A finanziare le partite di cocaina acquistate dai fratelli Querulo dai corrieri campani sarebbe stato Giuseppe Bosco. Il nome dell’imprenditore finito nel ciclone anche della maxi inchiesta Fiori Bianchi 3 è citato diverse volte nelle intercettazioni trascritte dagli inquirenti. Bosco viene contattato dopo l’arresto di Giuseppe Soriato e il sequestro di alcuni chili di cocaina, fatti che avevano provocato una frattura con i napoletani. I soldi dei Bosco potevano risolvere la temporanea crisi dovuta soprattutto alla mancanza di liquidità. Mimmo Querulo nel corso di una conversazione sottolinea l’importanza del suo coinvolgimento vista la grande forza finanziaria della famiglia. “I Bosco – affermava – sono miliardari hanno l’ippodromo di Siracusa e cavalli da 2 milioni di euro … hanno supermercati..” Giuseppe Bosco, insieme ai Querulo, parteciperà ad una trasferta a Giugliano in Campania “per trovare un accordo e avviare una nuova trattativa per l’acquisto di sostanze stupefacenti.”

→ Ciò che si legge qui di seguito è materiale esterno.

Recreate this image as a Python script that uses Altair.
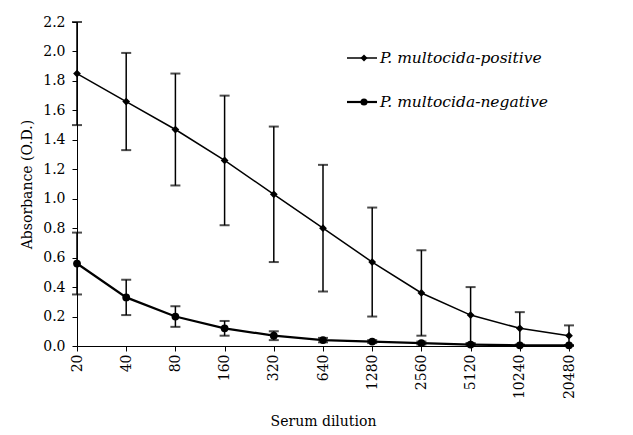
import altair as alt
import pandas as pd

dilutions = ["20", "40", "80", "160", "320", "640", "1280", "2560", "5120", "10240", "20480"]
pos_mean = [1.85, 1.66, 1.47, 1.26, 1.03, 0.80, 0.57, 0.36, 0.21, 0.12, 0.07]
pos_err = [0.35, 0.33, 0.38, 0.44, 0.46, 0.43, 0.37, 0.29, 0.19, 0.11, 0.07]
neg_mean = [0.56, 0.33, 0.20, 0.12, 0.07, 0.04, 0.03, 0.02, 0.01, 0.005, 0.005]
neg_err = [0.21, 0.12, 0.07, 0.05, 0.03, 0.015, 0.01, 0.01, 0.005, 0.0, 0.0]
series_names = ["P. multocida-positive", "P. multocida-negative"]
y_ticks = [0.0, 0.2, 0.4, 0.6, 0.8, 1.0, 1.2, 1.4, 1.6, 1.8, 2.0, 2.2]

rows = []
for name, means, errs in [(series_names[0], pos_mean, pos_err), (series_names[1], neg_mean, neg_err)]:
    for d, m, e in zip(dilutions, means, errs):
        rows.append({"dilution": d, "series": name, "mean": m,
                     "lo": max(m - e, 0), "hi": m + e})
df = pd.DataFrame(rows)

FONT = "DejaVu Serif"

x = alt.X("dilution:N", sort=dilutions, scale=alt.Scale(type="point", padding=0),
          axis=alt.Axis(title="Serum dilution", labelAngle=-90, titlePadding=16,
                        labelBaseline="middle", labelAlign="right", labelPadding=3))
y_scale = alt.Scale(domain=[0, 2.2], nice=False)
y_axis = alt.Axis(title="Absorbance (O.D.)", values=y_ticks,
                  format=".1f", titlePadding=8, labelPadding=7, labelOverlap=False)


def Y(field):
    return alt.Y(field, type="quantitative", scale=y_scale, axis=y_axis, title="Absorbance (O.D.)")


base = alt.Chart(df)
width_sw = alt.Scale(domain=series_names, range=[1.5, 2.2])
shape_sc = alt.Scale(domain=series_names, range=["diamond", "circle"])

rules = base.mark_rule(color="black", strokeWidth=1.5).encode(x=x, y=Y("lo"), y2="hi:Q")
caps_hi = base.mark_tick(color="black", thickness=2, size=10, orient="horizontal").encode(x=x, y=Y("hi"))
caps_lo = base.mark_tick(color="black", thickness=2, size=10, orient="horizontal").encode(x=x, y=Y("lo"))
lines = base.mark_line(color="black").encode(
    x=x, y=Y("mean"), detail="series:N",
    strokeWidth=alt.StrokeWidth("series:N", scale=width_sw, legend=None))
points = base.mark_point(color="black", filled=True, opacity=1, size=60).encode(
    x=x, y=Y("mean"), shape=alt.Shape("series:N", scale=shape_sc, legend=None))

legend_layers = []
for i, (name, ypix) in enumerate(zip(series_names, [36, 80])):
    lb = alt.Chart(pd.DataFrame({"series": [name]}))
    legend_layers.append(lb.mark_rule(color="black").encode(
        x=alt.value(270), x2=alt.value(300), y=alt.value(ypix),
        strokeWidth=alt.StrokeWidth("series:N", scale=width_sw, legend=None)))
    legend_layers.append(lb.mark_point(color="black", filled=True, opacity=1, size=50).encode(
        x=alt.value(287), y=alt.value(ypix),
        shape=alt.Shape("series:N", scale=shape_sc, legend=None)))
    legend_layers.append(lb.mark_text(align="left", baseline="middle", font=FONT, fontSize=15.5,
                                      fontStyle="italic", color="black").encode(
        x=alt.value(303), y=alt.value(ypix), text="series:N"))

chart = alt.layer(rules, caps_hi, caps_lo, lines, points, *legend_layers).properties(
    width=492, height=324, padding={"left": 12, "top": 7, "right": 5, "bottom": 5}
).configure(background="white").configure_view(stroke=None).configure_axis(
    labelFont=FONT, labelFontSize=14, titleFont=FONT, titleFontSize=14, titleFontWeight="normal",
    domainColor="black", tickColor="black", labelColor="black", titleColor="black",
    grid=False, tickSize=5, labelOverlap=False
)

chart.save("out.html", embed_options={"renderer": "svg", "actions": False})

E se Domenico Querulo, tra il 2009 e il 2010, aveva assunto un ruolo di rilievo nel panorama del traffico di droga questa posizione l’avrebbe conservata anche negli anni successivi. Il trafficante sarebbe riuscito a creare grazie ai suoi contatti campani un canale della droga Catania – Napoli che non serviva solo a rifornire i Carateddi di cocaina, ma anche altre famiglie catanesi. Gli Arena (leader insieme ai Nizza dello spaccio a Librino) si sarebbero rivolti a Querulo per l’acquisto di marijuana con rifornimenti di Orange Skunk e, la nuova arrivata in fatto di droghe, White Window. La sua collocazione di “broker” all’interno del mondo criminale catanese lo ha portato ad intrattenere rapporti anche con esponenti della cosca mafiosa degli Sciuto Tigna, tra questi anche Sebastiano Fichera, ucciso nel 2009. E chissà se su questo fronte si possano aprire interessanti scenari investigativi.

Querulo a questo punto potrebbe tracciare e delineare importanti spunti per la magistratura etnea per fermare gli ingenti traffici di droga, decapitare il cuore finanziario di diverse organizzazioni criminali e riuscire a far scattare le manette ai nuovi vertici della mafia catanese, che si sta riorganizzando dopo i grandi blitz che hanno portato dietro le sbarre i più importanti e pericolosi boss. Un piccolo passo per scoperchiare gli affari illeciti della criminalità organizzata e distruggere quella “immensa zona grigia” di connivenza e corruzione presente nel tessuto sociale, politico e imprenditoriale all’ombra dell’elefante.